In quale modo agevolate l’accesso alla sanità nei territori periferici?
«Per la Regione i territori periferici hanno la stessa dignità e importanza delle aree metropolitane e delle città che sono storicamente più servite da strutture sanitarie. Fin dal primo giorno, abbiamo lavorato per favorire e sviluppare un’integrazione tra ospedale e territorio. Le Case della Salute sono la dimostrazione concreta del nostro impegno».
Sono previste delle azioni regionali per sostenere le fasce più deboli e vulnerabili come anziani, disoccupati, migranti?
«Le fasce deboli della popolazione sono da sempre al centro dell’attenzione dell’amministrazione regionale.

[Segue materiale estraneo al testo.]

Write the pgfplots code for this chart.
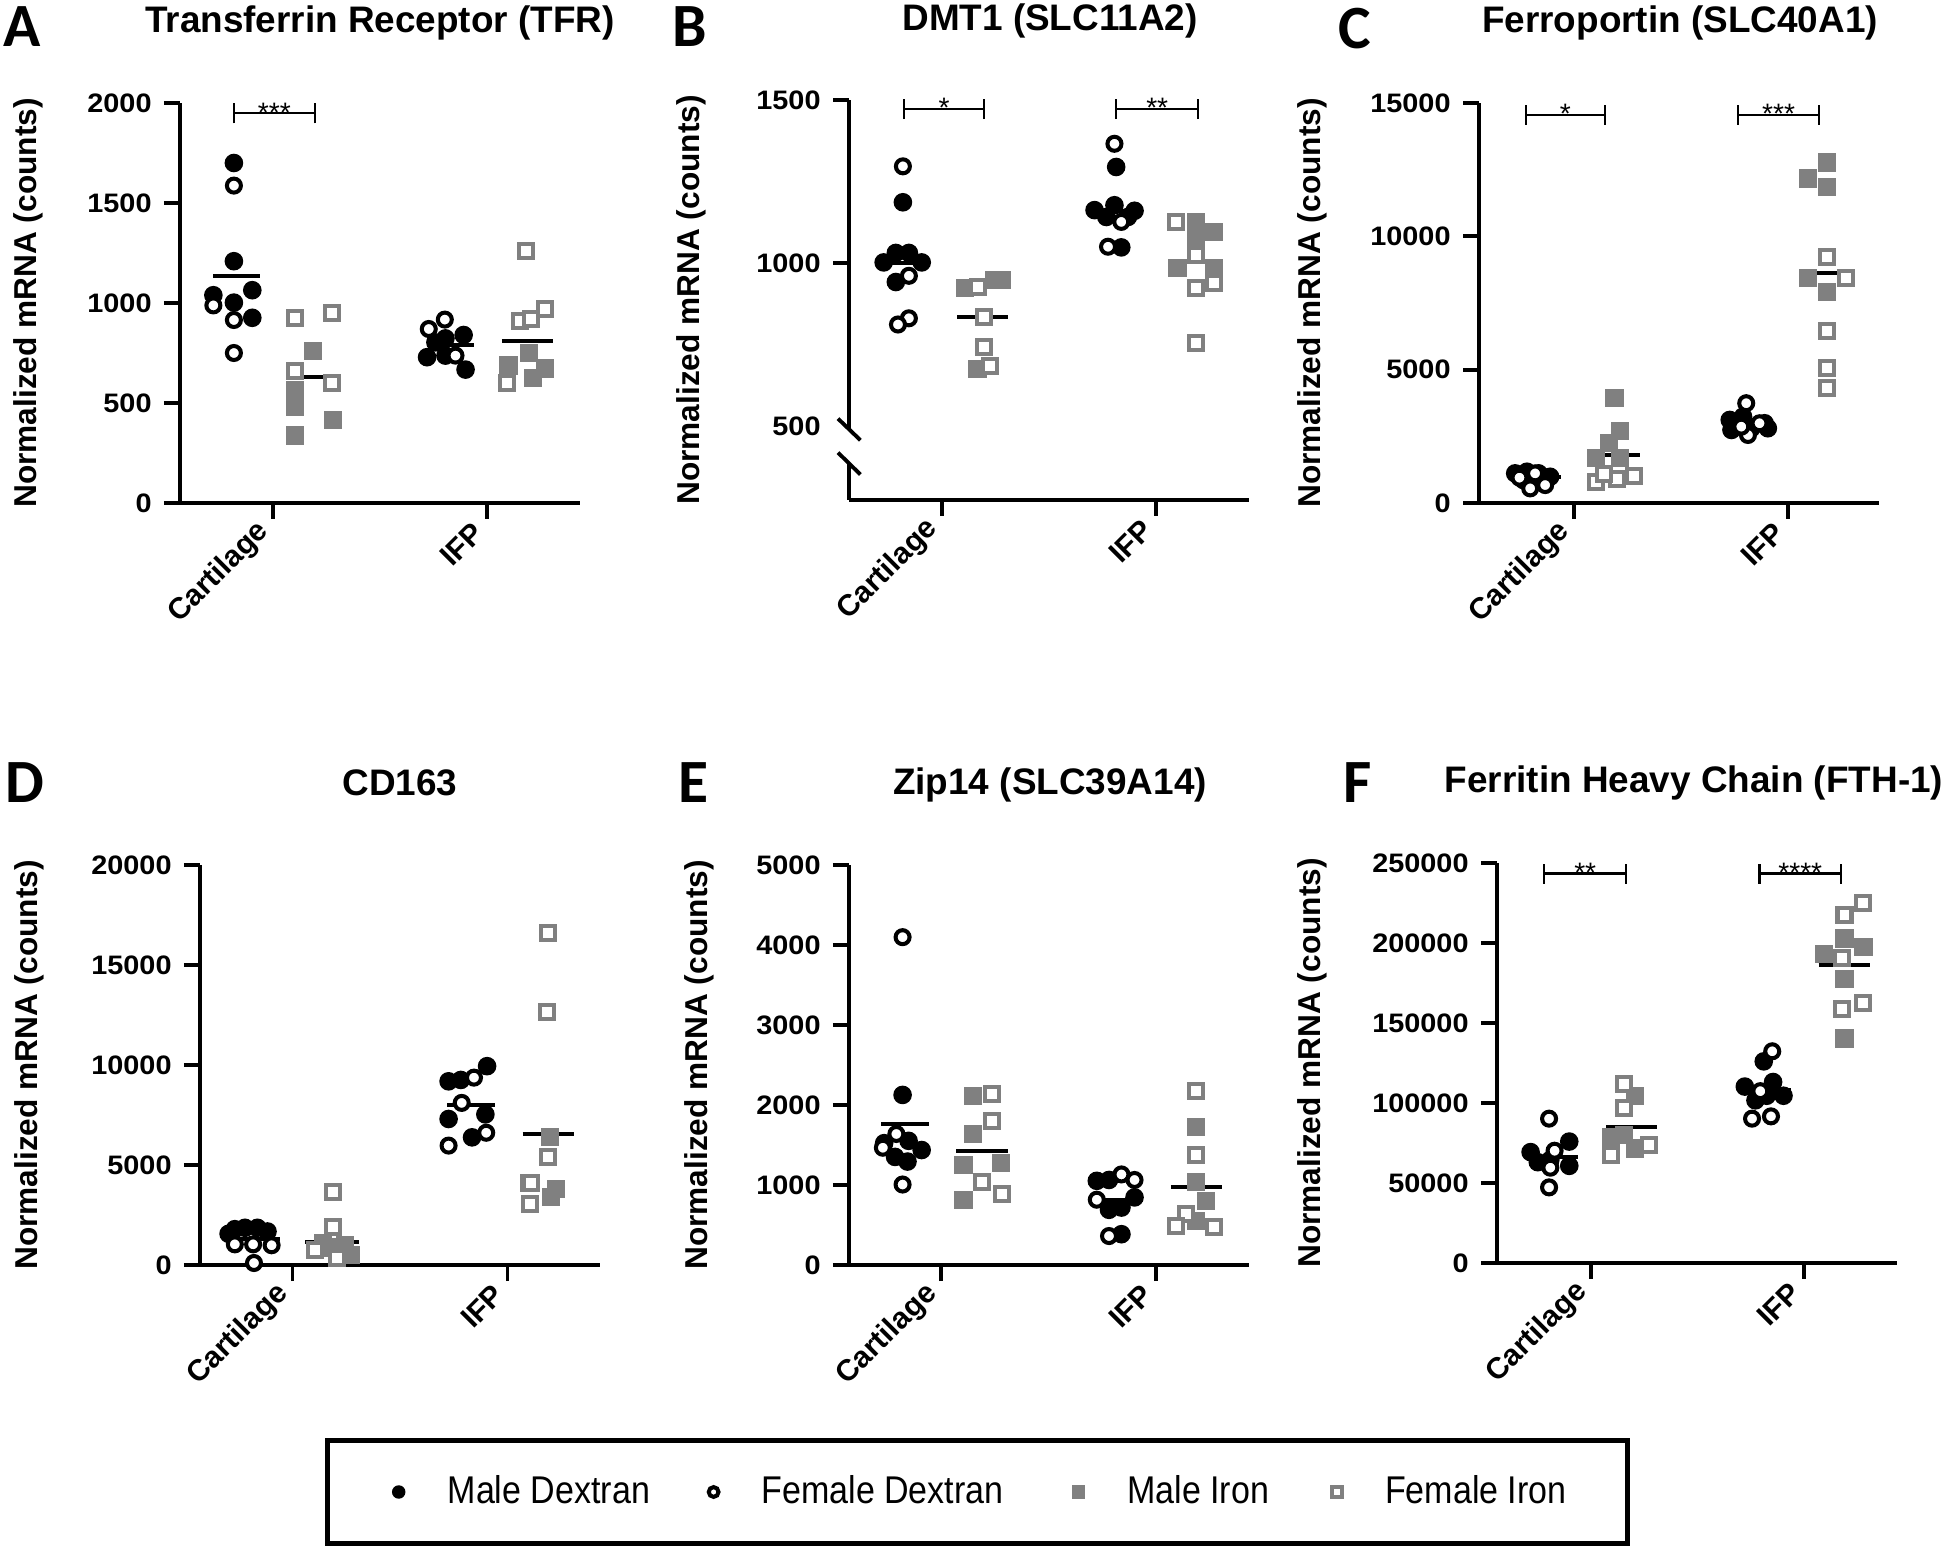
\documentclass[border=0pt]{standalone}
\usepackage{fontspec}
\setmainfont{Liberation Sans}
\newfontfamily\letterfont{Carlito}
\newfontfamily\legfont{Liberation Sans}[FakeStretch=0.88]
\newfontfamily\tickfont{Liberation Sans}[FakeStretch=1.08]
\usepackage{pgfplots}
\pgfplotsset{compat=1.18}
\definecolor{irongray}{RGB}{128,128,128}

\pgfplotsset{
  panel/.style={
    scale only axis, width=40mm, height=40mm, clip=false,
    axis x line*=bottom, axis y line*=left,
    axis line style={line width=1.1pt, black},
    tick style={black, line width=1.1pt},
    major tick length=1.6mm, tick align=outside,
    xtick={1,2}, xticklabels={Cartilage,IFP},
    xticklabel style={rotate=45, anchor=east, font=\bfseries\fontsize{8.5}{10}\selectfont},
    yticklabel style={font=\tickfont\bfseries\fontsize{7.6}{9}\selectfont},
    /pgf/number format/assume math mode=true,
    /pgf/number format/fixed,
    /pgf/number format/precision=0,
    /pgf/number format/1000 sep={},
    scaled y ticks=false,
    ylabel={Normalized mRNA (counts)},
    ylabel style={font=\bfseries\fontsize{9}{11}\selectfont, anchor=center},
  },
  MD/.style={only marks, mark=*, mark size=0.86mm, mark options={draw=black, fill=black, line width=0.4pt}},
  FD/.style={only marks, mark=*, mark size=0.7mm, mark options={draw=black, fill=white, line width=1.15pt}},
  MI/.style={only marks, mark=square*, mark size=0.84mm, mark options={draw=irongray, fill=irongray, line width=0.4pt}},
  FI/.style={only marks, mark=square*, mark size=0.7mm, mark options={draw=irongray, fill=white, line width=1.15pt}},
  mean/.style={black, line width=1.1pt, forget plot, mark=none},
}
\newcommand{\sig}[5]{% x1, x2, xmid, y, label
  \draw[line width=0.6pt] (axis cs:#1,#4) -- (axis cs:#2,#4);
  \draw[line width=0.6pt] ([yshift=-1mm]axis cs:#1,#4) -- ([yshift=1mm]axis cs:#1,#4);
  \draw[line width=0.6pt] ([yshift=-1mm]axis cs:#2,#4) -- ([yshift=1mm]axis cs:#2,#4);
  \node[anchor=base, inner sep=0pt, yshift=-0.86mm, font=\fontsize{8}{9}\selectfont] at (axis cs:#3,#4) {#5};
}

\begin{document}
\begin{tikzpicture}
\useasboundingbox (0,0) rectangle (195mm,155.5mm);

% ---------------- A ----------------
\begin{axis}[panel, at={(18.0mm,105.2mm)}, anchor=south west,
  xmin=0.565, xmax=2.435, ymin=0, ymax=2000, ytick={0,500,1000,1500,2000},
  ylabel style={at={(axis description cs:-0.378,0.5)}}]
\addplot[MD] coordinates {(0.817,1700) (0.817,1209) (0.721,1039) (0.817,1002) (0.903,1064) (0.903,926)
  (1.759,803) (1.806,823) (1.891,840) (1.720,729) (1.806,737) (1.900,667)};
\addplot[FD] coordinates {(0.817,1587) (0.721,988) (0.817,915) (0.817,750)
  (1.728,870) (1.803,917) (1.853,737)};
\addplot[MI] coordinates {(1.185,760) (1.103,564) (1.103,481) (1.103,337) (1.281,415)
  (2.101,688) (2.197,750) (2.273,673) (2.216,626)};
\addplot[FI] coordinates {(1.103,925) (1.276,952) (1.103,661) (1.276,601)
  (2.183,1260) (2.273,971) (2.153,909) (2.206,919) (2.095,599)};
\addplot[mean] coordinates {(0.72,1134) (0.94,1134)};
\addplot[mean] coordinates {(1.07,630) (1.31,630)};
\addplot[mean] coordinates {(1.72,791) (1.94,791)};
\addplot[mean] coordinates {(2.07,812) (2.31,812)};
\sig{0.817}{1.195}{1.006}{1948}{***}
\end{axis}

% ---------------- B ----------------
\begin{axis}[panel, at={(84.9mm,105.5mm)}, anchor=south west,
  xmin=0.565, xmax=2.435, ymin=276, ymax=1500, ytick={1000,1500},
  extra y ticks={500}, extra y tick style={major tick style={draw=none}},
  ylabel style={at={(axis description cs:-0.395,0.5)}}]
\addplot[MD] coordinates {(0.817,1187) (0.727,1003) (0.784,1032) (0.845,1032) (0.905,1003) (0.784,943)
  (1.814,1295) (1.713,1163) (1.806,1178) (1.900,1161) (1.768,1142) (1.869,1142) (1.838,1049)};
\addplot[FD] coordinates {(0.817,1297) (0.845,962) (0.845,832) (0.794,813)
  (1.806,1366) (1.838,1127) (1.776,1051)};
\addplot[MI] coordinates {(1.109,924) (1.242,949) (1.281,949) (1.166,677)
  (2.187,1127) (2.273,1095) (2.187,1072) (2.101,987) (2.273,987)};
\addplot[FI] coordinates {(1.166,928) (1.195,835) (1.195,743) (1.223,687)
  (2.092,1127) (2.187,1025) (2.187,924) (2.273,939) (2.187,757)};
\addplot[mean] coordinates {(0.72,1000) (0.94,1000)};
\addplot[mean] coordinates {(1.07,835) (1.31,835)};
\addplot[mean] coordinates {(1.72,1160) (1.94,1160)};
\addplot[mean] coordinates {(2.07,1004) (2.31,1004)};
\sig{0.823}{1.195}{1.009}{1472}{*}
\sig{1.815}{2.197}{2.006}{1472}{**}
\draw[white, line width=3pt] (axis cs:0.565,491) -- (axis cs:0.565,386);
\draw[black, line width=1.1pt] ([xshift=-1.1mm]axis cs:0.565,525) -- ([xshift=1.14mm]axis cs:0.565,459);
\draw[black, line width=1.1pt] ([xshift=-1.1mm]axis cs:0.565,421) -- ([xshift=1.14mm]axis cs:0.565,354);
\end{axis}

% ---------------- C ----------------
\begin{axis}[panel, at={(147.9mm,105.2mm)}, anchor=south west,
  xmin=0.556, xmax=2.424, ymin=0, ymax=15000, ytick={0,5000,10000,15000},
  ylabel style={at={(axis description cs:-0.4175,0.5)}}]
\addplot[MD] coordinates {(0.725,1111) (0.780,1172) (0.834,1111) (0.888,984) (0.764,860)
  (1.727,3114) (1.789,3239) (1.890,2990) (1.735,2739) (1.828,2803) (1.905,2803)};
\addplot[FD] coordinates {(0.795,548) (0.865,672) (0.818,1111) (0.745,950)
  (1.804,3742) (1.812,2551) (1.866,2990) (1.781,2863)};
\addplot[MI] coordinates {(1.189,3941) (1.214,2695) (1.163,2259) (1.101,1682) (1.214,1682)
  (2.181,12772) (2.093,12165) (2.181,11838) (2.093,8427) (2.181,7913)};
\addplot[FI] coordinates {(1.101,794) (1.202,903) (1.280,1012) (1.140,1100)
  (2.181,9237) (2.268,8427) (2.181,6433) (2.181,5062) (2.181,4330)};
\addplot[mean] coordinates {(0.72,990) (0.94,990)};
\addplot[mean] coordinates {(1.10,1791) (1.31,1791)};
\addplot[mean] coordinates {(1.72,2928) (1.94,2928)};
\addplot[mean] coordinates {(2.07,8614) (2.30,8614)};
\sig{0.774}{1.144}{0.959}{14564}{*}
\sig{1.767}{2.142}{1.955}{14564}{***}
\end{axis}

% ---------------- D ----------------
\begin{axis}[panel, at={(20.0mm,29.0mm)}, anchor=south west,
  xmin=0.570, xmax=2.430, ymin=0, ymax=20000, ytick={0,5000,10000,15000,20000},
  ylabel style={at={(axis description cs:-0.4275,0.5)}}]
\addplot[MD] coordinates {(0.732,1791) (0.779,1860) (0.837,1860) (0.884,1676) (0.703,1561)
  (1.726,9184) (1.783,9253) (1.905,9942) (1.726,7301) (1.897,7531) (1.835,6383)};
\addplot[FD] coordinates {(0.732,1033) (0.817,1033) (0.903,987) (0.821,100)
  (1.844,9368) (1.787,8105) (1.726,5970) (1.901,6613)};
\addplot[MI] coordinates {(1.141,1102) (1.188,872) (1.245,987) (1.274,482)
  (2.196,6383) (2.101,4087) (2.224,3788) (2.202,3398)};
\addplot[FI] coordinates {(1.188,3628) (1.188,1906) (1.103,758) (1.207,344)
  (2.186,16600) (2.183,12651) (2.186,5396) (2.110,4087) (2.106,3054)};
\addplot[mean] coordinates {(0.72,1320) (0.94,1320)};
\addplot[mean] coordinates {(1.06,1171) (1.31,1171)};
\addplot[mean] coordinates {(1.72,7990) (1.94,7990)};
\addplot[mean] coordinates {(2.07,6567) (2.31,6567)};
\end{axis}

% ---------------- E ----------------
\begin{axis}[panel, at={(84.9mm,29.0mm)}, anchor=south west,
  xmin=0.569, xmax=2.435, ymin=0, ymax=5000, ytick={0,1000,2000,3000,4000,5000},
  ylabel style={at={(axis description cs:-0.375,0.5)}},
  legend columns=4,
  legend image code/.code={\draw[#1, every mark/.append style={scale=0.7}] plot coordinates {(0mm,0mm)};},
  legend style={at={(axis description cs:0.321,-0.5675)}, anchor=center,
    draw=black, line width=1.4pt, fill=white,
    inner xsep=6.5mm, inner ysep=3.5mm,
    nodes={inner sep=0pt, font=\legfont\fontsize{11}{13}\selectfont},
    /tikz/every odd column/.append style={column sep=4.3mm},
    /tikz/every even column/.append style={column sep=0mm}},
  legend cell align=left]
\addplot[MD] coordinates {(0.819,2126) (0.733,1523) (0.847,1552) (0.908,1437) (0.784,1351) (0.842,1293)
  (1.725,1052) (1.782,1063) (1.901,845) (1.782,690) (1.840,718) (1.840,385)};
\addlegendentry{\makebox[26.1mm][l]{Male Dextran}}
\addplot[FD] coordinates {(0.819,4098) (0.790,1638) (0.727,1466) (0.819,1006)
  (1.840,1132) (1.901,1063) (1.725,816) (1.782,362)};
\addlegendentry{\makebox[31.1mm][l]{Female Dextran}}
\addplot[MI] coordinates {(1.147,2109) (1.147,1638) (1.277,1276) (1.103,1247) (1.103,816)
  (2.187,1724) (2.187,1034) (2.235,805) (2.187,546)};
\addlegendentry{\makebox[20.5mm][l]{Male Iron}}
\addplot[FI] coordinates {(1.237,2138) (1.237,1799) (1.191,1034) (1.281,891)
  (2.187,2172) (2.187,1379) (2.139,632) (2.095,489) (2.273,477)};
\addlegendentry{\makebox[17.7mm][l]{Female Iron}}
\addplot[mean] coordinates {(0.72,1764) (0.94,1764)};
\addplot[mean] coordinates {(1.07,1425) (1.31,1425)};
\addplot[mean] coordinates {(1.72,816) (1.94,816)};
\addplot[mean] coordinates {(2.07,977) (2.31,977)};
\end{axis}

% ---------------- F ----------------
\begin{axis}[panel, at={(149.7mm,29.2mm)}, anchor=south west,
  xmin=0.557, xmax=2.439, ymin=0, ymax=250000, ytick={0,50000,100000,150000,200000,250000},
  ylabel style={at={(axis description cs:-0.4625,0.5)}}]
\addplot[MD] coordinates {(0.715,69309) (0.897,75896) (0.749,63008) (0.897,60718) (0.808,64440)
  (1.812,126016) (1.723,110264) (1.856,113128) (1.773,101672) (1.905,104536) (1.826,104536)};
\addplot[FD] coordinates {(0.802,90216) (0.828,70168) (0.808,59571) (0.802,47256)
  (1.852,132317) (1.757,90216) (1.846,91648) (1.796,107400)};
\addplot[MI] coordinates {(1.208,104536) (1.095,78760) (1.154,80192) (1.208,71600)
  (2.192,202771) (2.281,197616) (2.097,193320) (2.192,177568) (2.192,140336)};
\addplot[FI] coordinates {(1.154,111696) (1.154,96803) (1.095,67304) (1.273,73890)
  (2.281,224824) (2.192,217664) (2.182,190456) (2.281,162675) (2.182,158952)};
\addplot[mean] coordinates {(0.72,66445) (0.94,66445)};
\addplot[mean] coordinates {(1.07,85061) (1.31,85061)};
\addplot[mean] coordinates {(1.72,107973) (1.94,107973)};
\addplot[mean] coordinates {(2.07,186160) (2.31,186160)};
\sig{0.779}{1.164}{0.972}{243440}{**}
\sig{1.792}{2.176}{1.984}{243440}{****}
\end{axis}

% titles and panel letters
\begin{scope}[every node/.style={font=\bfseries\fontsize{10.5}{12}\selectfont, anchor=center}]
\node at (38.0mm,153.2mm) {Transferrin Receptor (TFR)};
\node at (105.0mm,153.4mm) {DMT1 (SLC11A2)};
\node at (168.0mm,153.2mm) {Ferroportin (SLC40A1)};
\node at (40.0mm,77.2mm) {CD163};
\node at (105.0mm,77.0mm) {Zip14 (SLC39A14)};
\node at (169.4mm,77.2mm) {Ferritin Heavy Chain (FTH-1)};
\end{scope}
\begin{scope}[every node/.style={font=\letterfont\bfseries\fontsize{17.5}{20}\selectfont, anchor=center}]
\node at (2.2mm,152.8mm) {A};
\node at (69.0mm,152.8mm) {B};
\node at (135.5mm,152.6mm) {C};
\node at (2.5mm,77.2mm) {D};
\node at (69.3mm,77.2mm) {E};
\node at (135.8mm,77.2mm) {F};
\end{scope}
\end{tikzpicture}
\end{document}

Lavoriamo su questo fronte con il collega Ferrari che si occupa di politiche sociali. I bisogni sono infiniti, ma le risorse che mettiamo in campo sono cospicue. Spesso non ci si rende conto della dimensione dell’impegno che la Regione produce in questo ambito. La novità è che abbiamo varato il Piano della cronicità, per affrontare l’aumento delle malattie croniche, un fenomeno che si sta verificando a livello nazionale ed europeo ed è strettamente correlato all’invecchiamento della popolazione».
Quali saranno i passi per arrivare alla piena attuazione?
«Gli elementi fondanti del progetto sono l’incremento della domiciliarità, anche attraverso l’uso della tecnologia - dalla teleassistenza domiciliare al teleconsulto specialistico -, la realizzazione di reti assistenziali, la centralità del ruolo dei medici di famiglia, la riorganizzazione operativa degli ospedali e dei distretti, l’elaborazione di piani di cura personalizzati per i pazienti, la creazione di percorsi diagnostico-terapeutici assistenziali integrati ospedale-territorio e omogenei a livello regionale. L’attuazione del Piano avverrà attraverso gli strumenti operativi che abbiamo creato come Giunta regionale in questi anni: la rete delle Case della Salute, il rafforzamento del ruolo del distretto, il piano per le liste d’attesa, le linee per la Sanità digitale a partire dal Fascicolo sanitario elettronico, l’esperienza dell’infermiere di comunità, la rete endocrino-diabetologica, la rete per l’Alzheimer e il rafforzamento della rete oncologica».
Siete già partiti con il piano annunciato?
«È previsto un primo periodo di sperimentazione, che si concluderà nel 2019. In questa prima fase sono già state istituite quattro “comunità di pratica” all’interno di altrettante aziende sanitarie piemontesi: Asl Città di Torino, Asl To3, Asl Cn1, Asl Vco, composte da esperti e specialisti nelle discipline interessate, per elaborare e mettere a punto i modelli di cura che verranno poi utilizzati su tutto il territorio regionale».